**Task instructions**
The listing beneath should be written out in full, exactly as shown.

### Information shown ###

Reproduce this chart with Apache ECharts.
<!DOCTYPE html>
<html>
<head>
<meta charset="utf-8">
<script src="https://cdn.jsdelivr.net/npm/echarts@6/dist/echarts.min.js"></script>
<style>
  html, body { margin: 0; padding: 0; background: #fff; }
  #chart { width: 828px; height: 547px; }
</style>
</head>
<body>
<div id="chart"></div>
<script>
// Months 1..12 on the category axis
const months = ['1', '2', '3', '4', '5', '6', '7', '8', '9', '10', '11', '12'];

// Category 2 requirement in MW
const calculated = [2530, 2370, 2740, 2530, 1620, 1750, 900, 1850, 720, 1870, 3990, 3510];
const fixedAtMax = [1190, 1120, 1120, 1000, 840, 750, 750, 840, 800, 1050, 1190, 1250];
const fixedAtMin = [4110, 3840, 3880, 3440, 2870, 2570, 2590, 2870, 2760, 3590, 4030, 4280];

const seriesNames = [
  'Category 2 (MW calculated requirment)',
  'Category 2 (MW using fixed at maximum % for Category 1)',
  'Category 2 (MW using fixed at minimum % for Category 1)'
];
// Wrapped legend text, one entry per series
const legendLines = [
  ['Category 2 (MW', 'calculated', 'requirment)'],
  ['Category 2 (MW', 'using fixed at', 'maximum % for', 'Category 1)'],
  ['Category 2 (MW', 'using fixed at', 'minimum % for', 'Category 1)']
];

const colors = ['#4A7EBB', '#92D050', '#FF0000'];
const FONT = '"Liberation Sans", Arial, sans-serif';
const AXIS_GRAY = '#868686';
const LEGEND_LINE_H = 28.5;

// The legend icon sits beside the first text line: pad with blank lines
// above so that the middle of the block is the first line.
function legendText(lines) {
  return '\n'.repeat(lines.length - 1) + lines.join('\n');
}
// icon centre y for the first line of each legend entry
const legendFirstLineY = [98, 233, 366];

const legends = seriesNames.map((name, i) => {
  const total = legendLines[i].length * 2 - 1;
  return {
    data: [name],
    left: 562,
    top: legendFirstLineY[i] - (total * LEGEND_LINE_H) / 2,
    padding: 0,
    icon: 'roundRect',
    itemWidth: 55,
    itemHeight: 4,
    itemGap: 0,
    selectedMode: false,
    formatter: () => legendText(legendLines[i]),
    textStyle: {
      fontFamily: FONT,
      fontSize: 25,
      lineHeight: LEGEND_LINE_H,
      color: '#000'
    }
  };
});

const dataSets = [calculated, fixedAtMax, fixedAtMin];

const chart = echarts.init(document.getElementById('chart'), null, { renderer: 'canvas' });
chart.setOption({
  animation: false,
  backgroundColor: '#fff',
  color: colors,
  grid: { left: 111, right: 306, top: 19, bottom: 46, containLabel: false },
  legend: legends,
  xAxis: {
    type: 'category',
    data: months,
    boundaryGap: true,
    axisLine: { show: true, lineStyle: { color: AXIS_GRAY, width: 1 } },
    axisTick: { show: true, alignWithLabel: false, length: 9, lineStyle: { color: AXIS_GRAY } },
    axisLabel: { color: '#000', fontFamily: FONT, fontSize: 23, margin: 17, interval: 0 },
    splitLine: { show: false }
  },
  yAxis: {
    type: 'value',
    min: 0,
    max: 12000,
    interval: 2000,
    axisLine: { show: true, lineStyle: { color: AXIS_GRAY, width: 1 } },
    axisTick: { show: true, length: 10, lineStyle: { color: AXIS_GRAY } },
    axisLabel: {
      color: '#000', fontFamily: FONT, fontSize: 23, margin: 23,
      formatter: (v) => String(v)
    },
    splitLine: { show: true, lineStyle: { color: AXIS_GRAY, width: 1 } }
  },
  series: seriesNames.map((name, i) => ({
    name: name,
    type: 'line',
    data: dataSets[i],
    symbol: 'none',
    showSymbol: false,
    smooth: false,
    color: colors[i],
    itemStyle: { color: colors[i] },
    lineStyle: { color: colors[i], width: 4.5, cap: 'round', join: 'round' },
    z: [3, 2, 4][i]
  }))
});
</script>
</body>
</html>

###

**Reply**
Reproduce this chart with Apache ECharts.
<!DOCTYPE html>
<html>
<head>
<meta charset="utf-8">
<script src="https://cdn.jsdelivr.net/npm/echarts@6/dist/echarts.min.js"></script>
<style>
  html, body { margin: 0; padding: 0; background: #fff; }
  #chart { width: 828px; height: 547px; }
</style>
</head>
<body>
<div id="chart"></div>
<script>
// Months 1..12 on the category axis
const months = ['1', '2', '3', '4', '5', '6', '7', '8', '9', '10', '11', '12'];

// Category 2 requirement in MW
const calculated = [2530, 2370, 2740, 2530, 1620, 1750, 900, 1850, 720, 1870, 3990, 3510];
const fixedAtMax = [1190, 1120, 1120, 1000, 840, 750, 750, 840, 800, 1050, 1190, 1250];
const fixedAtMin = [4110, 3840, 3880, 3440, 2870, 2570, 2590, 2870, 2760, 3590, 4030, 4280];

const seriesNames = [
  'Category 2 (MW calculated requirment)',
  'Category 2 (MW using fixed at maximum % for Category 1)',
  'Category 2 (MW using fixed at minimum % for Category 1)'
];
// Wrapped legend text, one entry per series
const legendLines = [
  ['Category 2 (MW', 'calculated', 'requirment)'],
  ['Category 2 (MW', 'using fixed at', 'maximum % for', 'Category 1)'],
  ['Category 2 (MW', 'using fixed at', 'minimum % for', 'Category 1)']
];

const colors = ['#4A7EBB', '#92D050', '#FF0000'];
const FONT = '"Liberation Sans", Arial, sans-serif';
const AXIS_GRAY = '#868686';
const LEGEND_LINE_H = 28.5;

// The legend icon sits beside the first text line: pad with blank lines
// above so that the middle of the block is the first line.
function legendText(lines) {
  return '\n'.repeat(lines.length - 1) + lines.join('\n');
}
// icon centre y for the first line of each legend entry
const legendFirstLineY = [98, 233, 366];

const legends = seriesNames.map((name, i) => {
  const total = legendLines[i].length * 2 - 1;
  return {
    data: [name],
    left: 562,
    top: legendFirstLineY[i] - (total * LEGEND_LINE_H) / 2,
    padding: 0,
    icon: 'roundRect',
    itemWidth: 55,
    itemHeight: 4,
    itemGap: 0,
    selectedMode: false,
    formatter: () => legendText(legendLines[i]),
    textStyle: {
      fontFamily: FONT,
      fontSize: 25,
      lineHeight: LEGEND_LINE_H,
      color: '#000'
    }
  };
});

const dataSets = [calculated, fixedAtMax, fixedAtMin];

const chart = echarts.init(document.getElementById('chart'), null, { renderer: 'canvas' });
chart.setOption({
  animation: false,
  backgroundColor: '#fff',
  color: colors,
  grid: { left: 111, right: 306, top: 19, bottom: 46, containLabel: false },
  legend: legends,
  xAxis: {
    type: 'category',
    data: months,
    boundaryGap: true,
    axisLine: { show: true, lineStyle: { color: AXIS_GRAY, width: 1 } },
    axisTick: { show: true, alignWithLabel: false, length: 9, lineStyle: { color: AXIS_GRAY } },
    axisLabel: { color: '#000', fontFamily: FONT, fontSize: 23, margin: 17, interval: 0 },
    splitLine: { show: false }
  },
  yAxis: {
    type: 'value',
    min: 0,
    max: 12000,
    interval: 2000,
    axisLine: { show: true, lineStyle: { color: AXIS_GRAY, width: 1 } },
    axisTick: { show: true, length: 10, lineStyle: { color: AXIS_GRAY } },
    axisLabel: {
      color: '#000', fontFamily: FONT, fontSize: 23, margin: 23,
      formatter: (v) => String(v)
    },
    splitLine: { show: true, lineStyle: { color: AXIS_GRAY, width: 1 } }
  },
  series: seriesNames.map((name, i) => ({
    name: name,
    type: 'line',
    data: dataSets[i],
    symbol: 'none',
    showSymbol: false,
    smooth: false,
    color: colors[i],
    itemStyle: { color: colors[i] },
    lineStyle: { color: colors[i], width: 4.5, cap: 'round', join: 'round' },
    z: [3, 2, 4][i]
  }))
});
</script>
</body>
</html>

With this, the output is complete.